§ CHALLENGE: Set down the data below from its first line to the line holding "from matplotlib.patches import Polygon", inclusive; omit all pictures.

§ RAW DATA:
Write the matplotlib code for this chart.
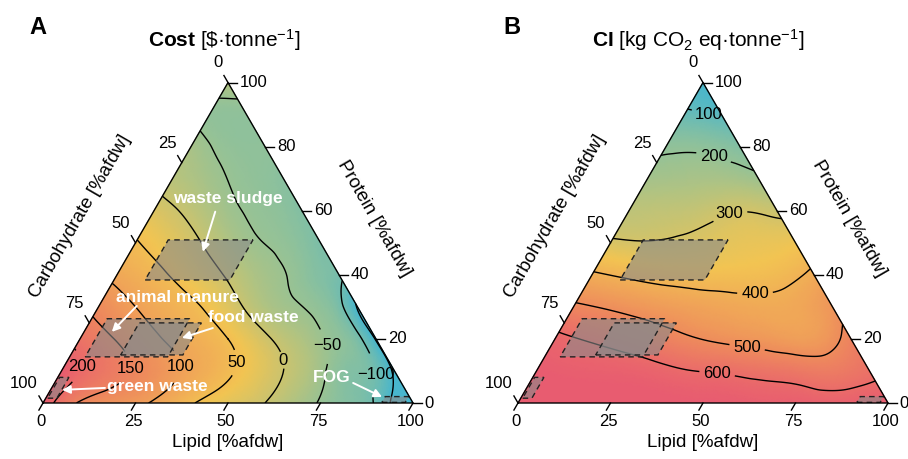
import numpy as np
import matplotlib
matplotlib.use('Agg')
import matplotlib.pyplot as plt
import matplotlib.tri as mtri
from matplotlib.colors import LinearSegmentedColormap
from matplotlib.patches import Polygon

plt.rcParams['font.family'] = ['Liberation Sans', 'DejaVu Sans']
plt.rcParams['mathtext.fontset'] = 'custom'
plt.rcParams['mathtext.rm'] = 'Liberation Sans'
plt.rcParams['mathtext.bf'] = 'Liberation Sans:bold'
plt.rcParams['mathtext.default'] = 'regular'
plt.rcParams['contour.negative_linestyle'] = 'solid'

# values read on a 10 % lattice: one row per protein level,
# entries for lipid = 0, 10, ... 100-protein
protein_steps = [0, 10, 20, 30, 40, 50, 60, 70, 80, 90, 100]

cost_rows = [
    [230, 145, 120, 95, 54, 25, 0, -36, -70, -105, -190],
    [230, 180, 145, 108, 73, 38, 0, -42, -80, -160],
    [182, 147, 108, 78, 50, 7, -28, -62, -155],
    [137, 100, 72, 42, -5, -40, -62, -155],
    [88, 62, 30, -5, -38, -62, -92],
    [53, 25, -8, -42, -58, -85],
    [18, -10, -42, -58, -78],
    [-18, -40, -58, -70],
    [-35, -58, -62],
    [-60, -62],
    [-22],
]
# a few extra readings close to the lipid/protein edge
cost_extra_lipid = [95, 85, 75, 65, 55]
cost_extra_protein = [0, 10, 20, 30, 40]
cost_extra_value = [-165, -100, -88, -88, -78]

ci_rows = [
    [690, 680, 670, 660, 655, 650, 645, 640, 635, 635, 650],
    [650, 640, 635, 625, 604, 592, 575, 560, 548, 580],
    [615, 592, 565, 530, 498, 478, 460, 455, 528],
    [515, 490, 465, 445, 430, 420, 425, 475],
    [410, 388, 372, 365, 365, 375, 415],
    [310, 303, 310, 325, 335, 345],
    [265, 270, 280, 298, 285],
    [225, 230, 232, 215],
    [190, 188, 165],
    [115, 90],
    [60],
]

cost_levels = [-100, -50, 0, 50, 100, 150, 200]
cost_plain_levels = [-150]
cost_label_at = [(85.9, 8.75), (69.0, 18.1), (58.2, 13.4), (46.2, 12.5),
                 (32.2, 11.25), (18.0, 10.9), (4.9, 11.25)]
ci_levels = [100, 200, 300, 400, 500, 600]
ci_label_at = [(6.9, 89.0), (14.2, 78.0), (27.9, 58.75), (46.4, 35.3),
               (53.3, 17.2), (49.4, 8.75)]

# feedstock composition ranges [%afdw]
feed_names = ['waste sludge', 'animal manure', 'food waste', 'green waste', 'FOG']
feed_lipid_lo = [8.4, 4.2, 13.5, 0.5, 91.5]
feed_lipid_hi = [31.3, 26.5, 30.3, 3.0, 97.8]
feed_protein_lo = [38.4, 14.4, 15.0, 1.5, 0.2]
feed_protein_hi = [50.9, 26.3, 25.0, 8.0, 2.0]

lipid_ticks = [0, 25, 50, 75, 100]
carb_ticks = [0, 25, 50, 75, 100]
protein_ticks = [0, 20, 40, 60, 80, 100]

cmap = LinearSegmentedColormap.from_list(
    'tern', ['#48b6ce', '#96c296', '#f2c452', '#ee8c5c', '#e85c70'])

H = np.sqrt(3) / 2


def tern(lip, pro):
    lip = np.asarray(lip, float)
    pro = np.asarray(pro, float)
    return lip + pro / 2, pro * H


def lattice(rows, el=(), ep=(), ev=()):
    L, P, Z = [], [], []
    for p, row in zip(protein_steps, rows):
        for i, z in enumerate(row):
            L.append(i * 10)
            P.append(p)
            Z.append(z)
    L += list(el)
    P += list(ep)
    Z += list(ev)
    x, y = tern(L, P)
    tri = mtri.Triangulation(x, y)
    ref = mtri.UniformTriRefiner(tri)
    return ref.refine_field(np.array(Z, float), subdiv=4)


def fmt(v):
    return f'{v:.0f}'.replace('-', '\u2212')


def draw_panel(ax, tri_f, z_f, vmin, vmax, levels, label_at, plain_levels=()):
    ax.set_xlim(0, 100)
    ax.set_ylim(0, 100 * H)
    ax.axis('off')
    ax.tripcolor(tri_f, z_f, shading='gouraud', cmap=cmap, vmin=vmin, vmax=vmax)
    if plain_levels:
        ax.tricontour(tri_f, z_f, levels=list(plain_levels), colors='k',
                      linewidths=1.0, linestyles='solid')
    cs = ax.tricontour(tri_f, z_f, levels=levels, colors='k', linewidths=1.0,
                       linestyles='solid')
    pos = [tuple(map(float, tern(l, p))) for l, p in label_at]
    labs = ax.clabel(cs, fmt=fmt, fontsize=12, inline=True, manual=pos,
                     inline_spacing=4)
    for t in labs:
        t.set_rotation(0)

    # feedstock boxes
    for l1, l2, p1, p2 in zip(feed_lipid_lo, feed_lipid_hi, feed_protein_lo, feed_protein_hi):
        xs, ys = tern([l1, l2, l2, l1], [p1, p1, p2, p2])
        ax.add_patch(Polygon(np.c_[xs, ys], closed=True, facecolor='#8a8a8a',
                             edgecolor='none', alpha=0.6, zorder=4))
        ax.add_patch(Polygon(np.c_[xs, ys], closed=True, facecolor='none',
                             edgecolor='#222222', lw=1.0, ls=(0, (4, 3)), zorder=5))

    # frame
    ax.plot([0, 100, 50, 0], [0, 0, 100 * H, 0], color='k', lw=1.0,
            clip_on=False, zorder=6)
    tl = 2.2
    for v in lipid_ticks:
        x0, y0 = tern(v, 0)
        ax.plot([x0, x0 - 0.5 * tl], [y0, y0 - H * tl], color='k', lw=1, clip_on=False)
        ax.text(x0 - 0.6, -4.9, f'{v}', ha='center', va='center', fontsize=12)
    for v in protein_ticks:
        x0, y0 = tern(100 - v, v)
        ax.plot([x0, x0 + 2.5], [y0, y0], color='k', lw=1, clip_on=False)
        ax.text(x0 + 3.2, y0, f'{v}', ha='left', va='center', fontsize=12)
    for v in carb_ticks:
        x0, y0 = tern(0, 100 - v)
        ax.plot([x0, x0 - 0.5 * tl], [y0, y0 + H * tl], color='k', lw=1, clip_on=False)
        ax.text(x0 - 1.4, y0 + 5.3, f'{v}', ha='right', va='center', fontsize=12)

    ax.text(50, -10.8, 'Lipid [%afdw]', ha='center', va='center', fontsize=13.5)
    ax.text(10.0, 50.3, 'Carbohydrate [%afdw]', ha='center', va='center',
            rotation=60, fontsize=13.5, rotation_mode='anchor')
    ax.text(89.6, 49.9, 'Protein [%afdw]', ha='center', va='center',
            rotation=-60, fontsize=13.5, rotation_mode='anchor')


fig = plt.figure(figsize=(9.08, 4.59), dpi=100)
w = 370 / 908
h = 370 * H / 459
axA = fig.add_axes([43 / 908, 56 / 459, w, h])
axB = fig.add_axes([518 / 908, 56 / 459, w, h])

tri_c, z_c = lattice(cost_rows, cost_extra_lipid, cost_extra_protein, cost_extra_value)
draw_panel(axA, tri_c, z_c, -150, 230, cost_levels, cost_label_at, cost_plain_levels)
tri_i, z_i = lattice(ci_rows)
draw_panel(axB, tri_i, z_i, 50, 650, ci_levels, ci_label_at)

axA.text(49, 98.1, r'$\bf{Cost}$ [\$·tonne$^{-1}$]', ha='center', va='center', fontsize=15)
axB.text(48.6, 98.1, r'$\bf{CI}$ [kg CO$_2$ eq·tonne$^{-1}$]', ha='center', va='center', fontsize=15)
axA.text(-1.5, 101.4, 'A', ha='center', va='center', fontsize=17, fontweight='bold')
axB.text(-1.6, 101.4, 'B', ha='center', va='center', fontsize=17, fontweight='bold')

# feedstock annotations (panel A only)
notes = [
    ('waste sludge', (18.1, 63.75), (16.7, 59.7), (19.6, 47.2)),
    ('animal manure', (19.8, 32.8), (10.2, 30.3), (7.5, 22.2)),
    ('food waste', (43.5, 26.6), (34.2, 23.4), (27.4, 20.3)),
    ('green waste', (28.3, 5.0), (14.4, 4.7), (3.1, 4.1)),
    ('FOG', (74.1, 8.1), (80.7, 6.25), (90.7, 1.9)),
]
for name, tpos, tail, head in notes:
    tx, ty = tern(*tpos)
    axA.text(tx, ty, name, color='white', fontweight='bold', fontsize=12.5,
             ha='center', va='center', zorder=8)
    axA.annotate('', xy=tuple(map(float, tern(*head))), xytext=tuple(map(float, tern(*tail))),
                 arrowprops=dict(arrowstyle='-|>', color='white', lw=1.4,
                                 mutation_scale=12, shrinkA=0, shrinkB=0), zorder=8)

fig.savefig('out.png', dpi=100)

§ EXERCISE RESULT:
Write the matplotlib code for this chart.
import numpy as np
import matplotlib
matplotlib.use('Agg')
import matplotlib.pyplot as plt
import matplotlib.tri as mtri
from matplotlib.colors import LinearSegmentedColormap
from matplotlib.patches import Polygon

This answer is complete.